## Input material
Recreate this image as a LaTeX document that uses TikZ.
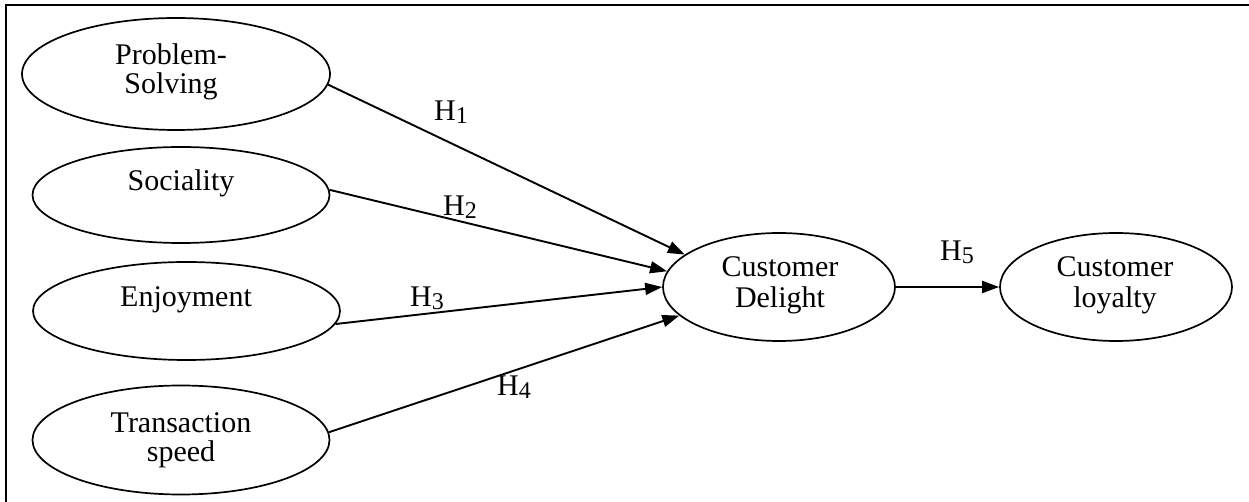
\documentclass[tikz,border=0pt]{standalone}
\usepackage{fontspec}
\setmainfont{Liberation Serif}
\usetikzlibrary{shapes.geometric,arrows.meta}
\newcommand{\hsubn}[1]{\raisebox{-1.6pt}{\fontsize{12}{12}\selectfont #1}}
\begin{document}
\begin{tikzpicture}[x=0.5pt,y=-0.5pt,
  ell/.style={ellipse,draw,line width=0.85pt,inner sep=0pt},
  txt/.style={align=center,font=\fontsize{15}{14.5}\selectfont,inner sep=0pt},
  txtw/.style={align=center,font=\fontsize{15}{15.5}\selectfont,inner sep=0pt},
  hlab/.style={font=\fontsize{15}{15}\selectfont,inner sep=0pt},
  arr/.style={line width=0.95pt,-{Triangle[length=8.5pt,width=6pt]}}]
\useasboundingbox (0,0) rectangle (1249,502);
\draw[line width=1pt] (6,502) -- (6,5) -- (1249,5);
% ellipses
\node[ell,minimum width=154pt,minimum height=56pt] (ps) at (176,74) {};
\node[ell,minimum width=148.5pt,minimum height=48pt] (so) at (181,195) {};
\node[ell,minimum width=153.5pt,minimum height=49pt] (en) at (186.5,311) {};
\node[ell,minimum width=148.5pt,minimum height=54.5pt] (ts) at (181,440) {};
\node[ell,minimum width=116pt,minimum height=54pt] (cd) at (779,287) {};
\node[ell,minimum width=116pt,minimum height=54pt] (cl) at (1116,287) {};
% texts
\node[txt] (pst) at (171,72) {Problem-\\Solving};
\node[txt] (sot) at (181,183) {Sociality};
\node[txt] (ent) at (186,300) {Enjoyment};
\node[txt] (tst) at (181,440) {Transaction\\speed};
\node[txtw] (cdt) at (780,285) {Customer\\Delight};
\node[txtw] (clt) at (1115,285) {Customer\\loyalty};
% connectors
\draw[arr] (ps.-4) -- (cd.161);
\draw[arr] (so.2) -- (cd.172);
\draw[arr] (en.-5) -- (cd.180);
\draw[arr] (ts.3) -- (cd.196);
\draw[arr] (cd.east) -- (cl.west);
% labels
\node[hlab] (h1) at (451,112) {H\hsubn{1}};
\node[hlab] (h2) at (460,207) {H\hsubn{2}};
\node[hlab] (h3) at (427,298) {H\hsubn{3}};
\node[hlab] (h4) at (514,387) {H\hsubn{4}};
\node[hlab] (h5) at (957,252) {H\hsubn{5}};
\end{tikzpicture}
\end{document}
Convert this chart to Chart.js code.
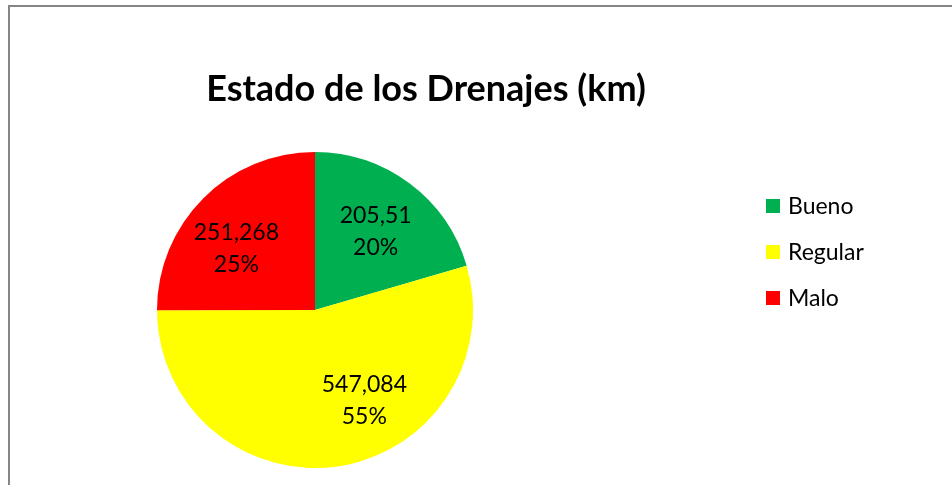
<!DOCTYPE html>
<html>
<head>
<meta charset="utf-8">
<script src="https://cdn.jsdelivr.net/npm/chart.js@4.4.0/dist/chart.umd.min.js"></script>
<style>
html,body{margin:0;padding:0;background:#fff;}
#wrap{width:952px;height:485px;position:relative;}
</style>
</head>
<body>
<div id="wrap"><canvas id="c" width="952" height="485"></canvas></div>
<script>
const categories = ["Bueno", "Regular", "Malo"];
const values = [205.51, 547.084, 251.268];
const valueLabels = ["205,51", "547,084", "251,268"];
const percentLabels = ["20%", "55%", "25%"];
const colors = ["#00B050", "#FFFF00", "#FF0000"];
const titleText = "Estado de los Drenajes (km)";

const FONT = "Lato, 'Open Sans', sans-serif";
const labelNudgeDeg = [0, -21, -6];

const decor = {
  id: 'decor',
  beforeDraw(chart) {
    const ctx = chart.ctx;
    ctx.save();
    ctx.fillStyle = '#fff';
    ctx.fillRect(0, 0, chart.width, chart.height);
    ctx.strokeStyle = '#868686';
    ctx.lineWidth = 2;
    ctx.beginPath();
    ctx.moveTo(9, chart.height + 2);
    ctx.lineTo(9, 6);
    ctx.lineTo(chart.width + 2, 6);
    ctx.stroke();
    ctx.restore();
  },
  afterDraw(chart) {
    const ctx = chart.ctx;
    ctx.save();
    // title
    ctx.fillStyle = '#000';
    ctx.font = "bold 36px " + FONT;
    ctx.textAlign = 'center';
    ctx.textBaseline = 'alphabetic';
    ctx.fillText(titleText, 426, 101);
    // data labels
    const meta = chart.getDatasetMeta(0);
    ctx.font = "23px " + FONT;
    ctx.textBaseline = 'middle';
    meta.data.forEach((arc, i) => {
      const p = arc.getProps(['x', 'y', 'startAngle', 'endAngle', 'outerRadius'], true);
      const mid = (p.startAngle + p.endAngle) / 2 + labelNudgeDeg[i] * Math.PI / 180;
      const r = p.outerRadius * 0.64;
      const cx = p.x + r * Math.cos(mid);
      const cy = p.y + r * Math.sin(mid);
      ctx.fillText(valueLabels[i], cx, cy - 14);
      ctx.fillText(percentLabels[i], cx, cy + 18);
    });
    // legend
    ctx.textAlign = 'left';
    ctx.font = "23px " + FONT;
    categories.forEach((c, i) => {
      const y = 206 + i * 46;
      ctx.fillStyle = colors[i];
      ctx.fillRect(766, y - 7, 14, 14);
      ctx.fillStyle = '#000';
      ctx.fillText(c, 788, y + 1);
    });
    ctx.restore();
  }
};

new Chart(document.getElementById('c'), {
  type: 'pie',
  data: {
    labels: categories,
    datasets: [{
      data: values,
      backgroundColor: colors,
      borderWidth: 0
    }]
  },
  options: {
    responsive: false,
    devicePixelRatio: 1,
    animation: false,
    layout: { padding: { left: 157, right: 479, top: 152, bottom: 17 } },
    plugins: {
      legend: { display: false },
      title: { display: false },
      tooltip: { enabled: false }
    }
  },
  plugins: [decor]
});
</script>
</body>
</html>
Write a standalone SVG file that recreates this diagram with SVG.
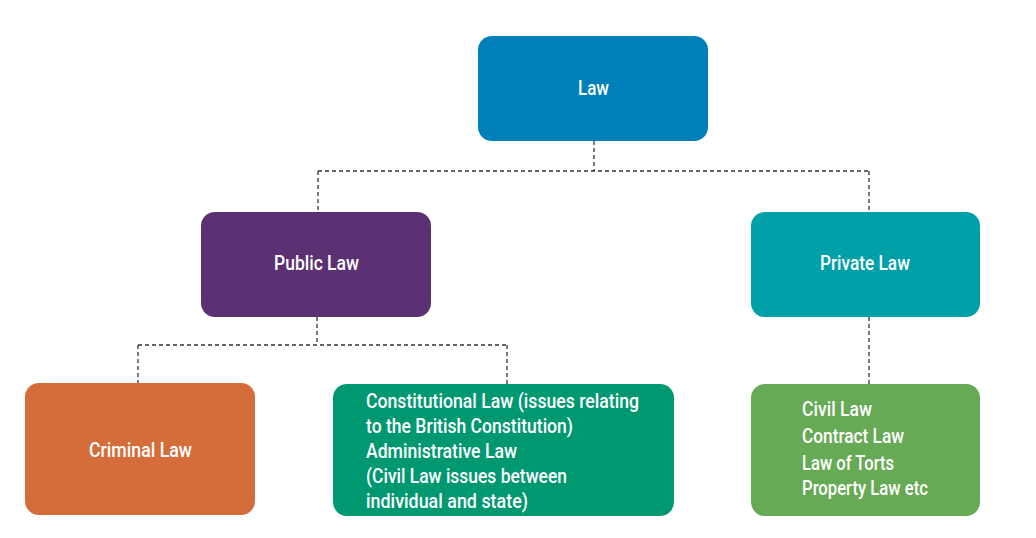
<svg xmlns="http://www.w3.org/2000/svg" width="1036" height="538" viewBox="0 0 1036 538">
<style>
.box{stroke:none}
.t{font-family:Roboto,"Liberation Sans",sans-serif;font-weight:500;font-size:21px;fill:#ffffff}
.c{text-anchor:middle}
.con{fill:none;stroke:#333333;stroke-width:1.3;stroke-dasharray:4 3}
</style>
<rect width="1036" height="538" fill="#ffffff"/>
<g id="connectors">
<path class="con" d="M594,141 V171 M318,171 H869 M318,171 V212 M869,171 V212"/>
<path class="con" d="M317,317 V345 M138,345 H507 M138,345 V383 M507,345 V384"/>
<path class="con" d="M869,317 V384"/>
</g>
<g id="law">
<rect class="box" x="478" y="36" width="230" height="105" rx="14" fill="#0080B8"/>
<text class="t c" x="593.5" y="95" textLength="31" lengthAdjust="spacingAndGlyphs">Law</text>
</g>
<g id="public-law">
<rect class="box" x="201" y="212" width="230" height="105" rx="14" fill="#5B3173"/>
<text class="t c" x="316.5" y="270" textLength="85" lengthAdjust="spacingAndGlyphs">Public Law</text>
</g>
<g id="private-law">
<rect class="box" x="751" y="212" width="229" height="105" rx="14" fill="#00A0A8"/>
<text class="t c" x="865" y="270" textLength="90" lengthAdjust="spacingAndGlyphs">Private Law</text>
</g>
<g id="criminal-law">
<rect class="box" x="25" y="383" width="230" height="132" rx="14" fill="#D56D3B"/>
<text class="t c" x="140.5" y="457" textLength="103" lengthAdjust="spacingAndGlyphs">Criminal Law</text>
</g>
<g id="constitutional-law">
<rect class="box" x="333" y="384" width="341" height="132" rx="14" fill="#009870"/>
<text class="t" x="366" y="408" textLength="273" lengthAdjust="spacingAndGlyphs">Constitutional Law (issues relating</text>
<text class="t" x="366" y="433" textLength="207" lengthAdjust="spacingAndGlyphs">to the British Constitution)</text>
<text class="t" x="366" y="458" textLength="151" lengthAdjust="spacingAndGlyphs">Administrative Law</text>
<text class="t" x="366" y="483" textLength="201" lengthAdjust="spacingAndGlyphs">(Civil Law issues between</text>
<text class="t" x="366" y="508" textLength="162" lengthAdjust="spacingAndGlyphs">individual and state)</text>
</g>
<g id="private-subtypes">
<rect class="box" x="751" y="384" width="229" height="132" rx="14" fill="#67AA55"/>
<text class="t" x="802" y="416" textLength="70" lengthAdjust="spacingAndGlyphs">Civil Law</text>
<text class="t" x="802" y="443" textLength="102" lengthAdjust="spacingAndGlyphs">Contract Law</text>
<text class="t" x="802" y="470" textLength="92" lengthAdjust="spacingAndGlyphs">Law of Torts</text>
<text class="t" x="802" y="495" textLength="126" lengthAdjust="spacingAndGlyphs">Property Law etc</text>
</g>
</svg>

## Directive
Reproduce the data above exactly, but only the lines from the one showing "Convert this chart to Chart.js code." through the one showing "const labelNudgeDeg = [0, -21, -6];", with both ends kept and the pictures left out.

## Reply to the exercise
Convert this chart to Chart.js code.
<!DOCTYPE html>
<html>
<head>
<meta charset="utf-8">
<script src="https://cdn.jsdelivr.net/npm/chart.js@4.4.0/dist/chart.umd.min.js"></script>
<style>
html,body{margin:0;padding:0;background:#fff;}
#wrap{width:952px;height:485px;position:relative;}
</style>
</head>
<body>
<div id="wrap"><canvas id="c" width="952" height="485"></canvas></div>
<script>
const categories = ["Bueno", "Regular", "Malo"];
const values = [205.51, 547.084, 251.268];
const valueLabels = ["205,51", "547,084", "251,268"];
const percentLabels = ["20%", "55%", "25%"];
const colors = ["#00B050", "#FFFF00", "#FF0000"];
const titleText = "Estado de los Drenajes (km)";

const FONT = "Lato, 'Open Sans', sans-serif";
const labelNudgeDeg = [0, -21, -6];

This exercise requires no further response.